When clients call me and ask why they haven’t made as much money as they hoped the first thing I tell them – before explaining how the market works – is to look at their asset allocation. If the market performed well and your investment performance doesn’t match maybe it’s because you have more cash than needed in your investment portfolio.
Yes it’s your financial planner’s job to make sure you are invested in the best possible options, but sometimes these things are overlooked. If one of these options sounds like you then maybe you’re holding too much as in your investment portfolio.
4 reasons people have too much cash:
They forget to invest. Don’t get me wrong cash has its place in an investment portfolio but they key is to find the perfect proportion. Cash provides liquidity but at the same time it also provides a low rate of return.
Sometimes people place a contribution into cash because they don’t have the time right then and there to choose an investment. That’s OK for the short term but leaving too much cash for more than a month is just hurting your potential returns.
They don’t reinvest dividends. If you invest in stocks or mutual funds that pay dividends make sure to set the distributions to reinvest. Sometimes people have the dividends paid out to them if they need the income.
If you don’t need income from your quarterly or annual dividends advise your financial planner to have them reinvest to buy more stocks or units of mutual funds, this way your money keeps working for you and you won’t be losing out.
They can’t make a decision. Are you one of those indecisive people who think every option is the best one? I am one of those people, hence I’m a balanced investor. I invest half my money in low risk income such as bonds and the other half in higher risk investments such as equities.
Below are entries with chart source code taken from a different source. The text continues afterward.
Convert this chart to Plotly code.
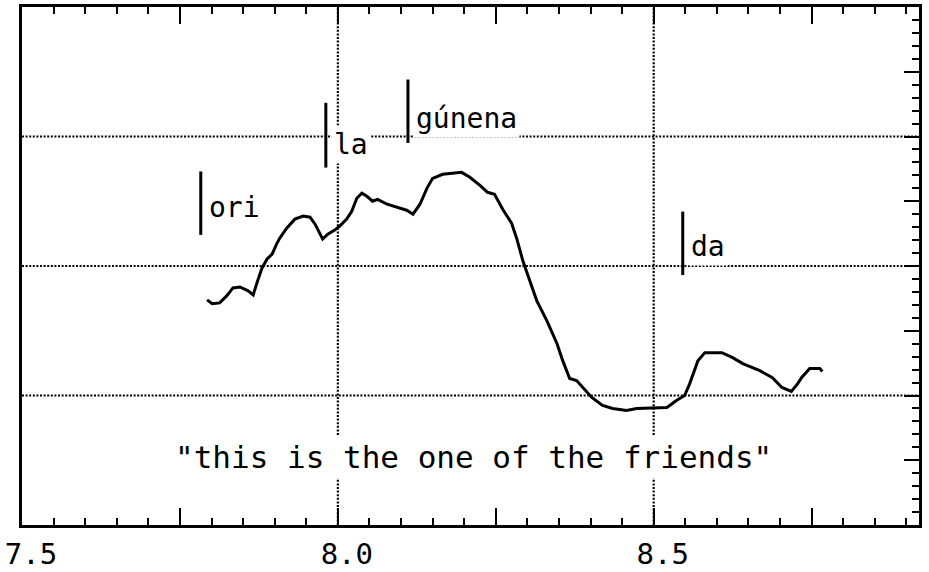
import plotly.graph_objects as go

# Pitch contour of the utterance (time in s, pitch in grid units)
time = [7.793, 7.801, 7.813, 7.824, 7.834, 7.845, 7.858, 7.866, 7.873, 7.880,
        7.888, 7.896, 7.903, 7.908, 7.919, 7.932, 7.945, 7.956, 7.964, 7.972,
        7.976, 7.984, 7.995, 8.003, 8.014, 8.022, 8.030, 8.038, 8.046, 8.055,
        8.063, 8.078, 8.093, 8.109, 8.119, 8.130, 8.141, 8.150, 8.166, 8.177,
        8.196, 8.209, 8.225, 8.237, 8.248, 8.261, 8.275, 8.283, 8.293, 8.304,
        8.315, 8.331, 8.347, 8.356, 8.367, 8.378, 8.388, 8.402, 8.419, 8.435,
        8.457, 8.473, 8.521, 8.536, 8.549, 8.557, 8.570, 8.581, 8.608, 8.625,
        8.641, 8.668, 8.688, 8.703, 8.718, 8.728, 8.734, 8.747, 8.763, 8.767]
pitch = [1.738, 1.708, 1.715, 1.769, 1.831, 1.838, 1.808, 1.777, 1.885, 1.985,
         2.054, 2.092, 2.169, 2.215, 2.292, 2.362, 2.385, 2.377, 2.323, 2.246,
         2.208, 2.246, 2.277, 2.308, 2.362, 2.423, 2.523, 2.562, 2.538, 2.500,
         2.515, 2.477, 2.454, 2.431, 2.400, 2.477, 2.600, 2.677, 2.708, 2.715,
         2.723, 2.685, 2.623, 2.569, 2.554, 2.438, 2.331, 2.215, 2.038, 1.885,
         1.731, 1.577, 1.400, 1.269, 1.131, 1.115, 1.062, 0.985, 0.923, 0.900,
         0.885, 0.900, 0.908, 0.962, 1.000, 1.092, 1.269, 1.331, 1.331, 1.292,
         1.246, 1.192, 1.138, 1.062, 1.031, 1.092, 1.138, 1.208, 1.208, 1.185]

# Syllable onsets and their labels
segment_onsets = [7.783, 7.981, 8.111, 8.546]
segment_labels = ["ori", "la", "gúnena", "da"]

caption = "\"this is the one of the friends\""

# Axis ticks
x_tick_aliases = {"7.75": " ", "8": "8.0", "8.25": " ", "8.75": " "}
x_grid = [8.0, 8.5]
y_grid = [1, 2, 3]

FONT = "DejaVu Sans Mono"

fig = go.Figure()
fig.add_trace(go.Scatter(
    x=time, y=pitch, mode="lines",
    line=dict(color="black", width=3),
    hoverinfo="skip", showlegend=False,
))

# dotted reference grid
for gx in x_grid:
    fig.add_shape(type="line", xref="x", yref="paper", x0=gx, x1=gx, y0=0, y1=1,
                  line=dict(color="black", width=2.2, dash="2px,1.6px"), layer="below")
for gy in y_grid:
    fig.add_shape(type="line", xref="paper", yref="y", x0=0, x1=1, y0=gy, y1=gy,
                  line=dict(color="black", width=2.2, dash="2px,1.6px"), layer="below")

# segment markers: vertical bar spans and label heights
bar_spans = [(2.24, 2.73), (2.76, 3.26), (2.95, 3.44), (1.93, 2.42)]
label_y = [2.45, 2.94, 3.14, 2.15]
for onset, label, (b0, b1), ly in zip(segment_onsets, segment_labels, bar_spans, label_y):
    fig.add_shape(type="line", xref="x", yref="y", x0=onset, x1=onset, y0=b0, y1=b1,
                  line=dict(color="black", width=3))
    fig.add_annotation(x=onset, y=ly, xref="x", yref="y", text=label,
                       showarrow=False, xanchor="left", yanchor="middle", xshift=5,
                       bgcolor="white", borderpad=2,
                       font=dict(family=FONT, size=28, color="black"))

fig.add_annotation(x=8.215, y=0.525, xref="x", yref="y", text=caption,
                   showarrow=False, xanchor="center", yanchor="middle",
                   bgcolor="white", borderpad=3,
                   font=dict(family=FONT, size=31, color="black"))

fig.update_xaxes(
    range=[7.5, 8.92], tickmode="linear", tick0=7.5, dtick=0.25,
    labelalias=x_tick_aliases, automargin=False,
    ticks="inside", ticklen=17, tickwidth=2, tickcolor="black",
    minor=dict(tick0=7.5, dtick=0.05, ticks="inside", ticklen=7, tickwidth=2,
               tickcolor="black", showgrid=False),
    showline=True, linewidth=3, linecolor="black", mirror="ticks",
    showgrid=False, zeroline=False, ticklabelshift=9, ticklabelstandoff=1,
    tickfont=dict(family=FONT, size=29, color="black"),
)
fig.update_yaxes(
    range=[0, 4], side="right", tickmode="linear", tick0=0, dtick=0.5,
    ticks="inside", ticklen=15, tickwidth=2, tickcolor="black",
    minor=dict(tick0=0, dtick=0.1, ticks="inside", ticklen=7, tickwidth=2,
               tickcolor="black", showgrid=False),
    showticklabels=False, showline=True, linewidth=3, linecolor="black",
    mirror=True, showgrid=False, zeroline=False, automargin=False,
)
fig.update_layout(
    width=929, height=572,
    margin=dict(l=22, r=10, t=7, b=47),
    paper_bgcolor="white", plot_bgcolor="white",
    showlegend=False,
)

fig.write_html("out.html")
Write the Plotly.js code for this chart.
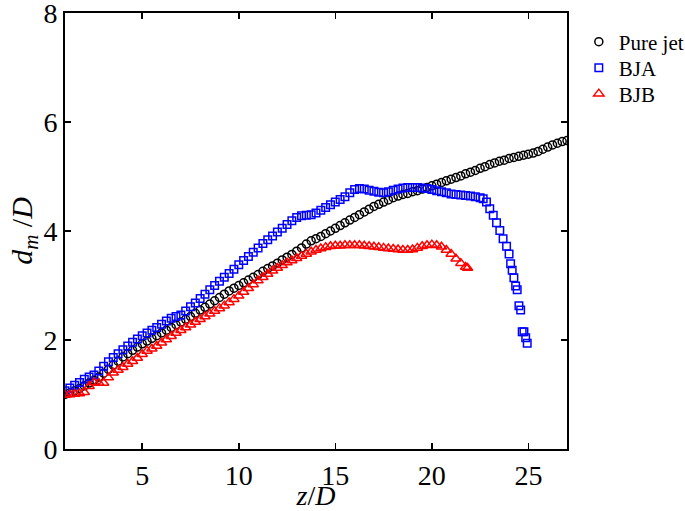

Whenever I make a contribution into my retirement account I always make sure it’s split half/half.
If your investment strategy is more complicated than mine try to make a decision on how you want to invest and if you can’t make a decision talk to your investment advisor before you make the deposit. This will give you time to mull over the options as oppose to making an on the spot decision. We all know that “I’m just putting it in cash temporarily” means it will probably be there for a very long time.
They don’t understand the options. Risk is the number one reason why people hesitate when it comes to investing. They hear horror stories about their neighbor’s brother who lost his pension in the market and they’re afraid the same thing will happen to them.
What most people don’t understand is that for the exact same thing to happen they would have had to invest in the exact same investment on the exact same day as your neighbor’s brother. Since you are hearing about the incident after the fact what are the odds of that? Slim to none.
There are several – thousands – types of investments available out there. Don’t limit your potential returns because you don’t know your options. Not all investment options are high risk, there’s really something for everyone from a first time investor to a grandma collecting social security. You just have to find the right option for you.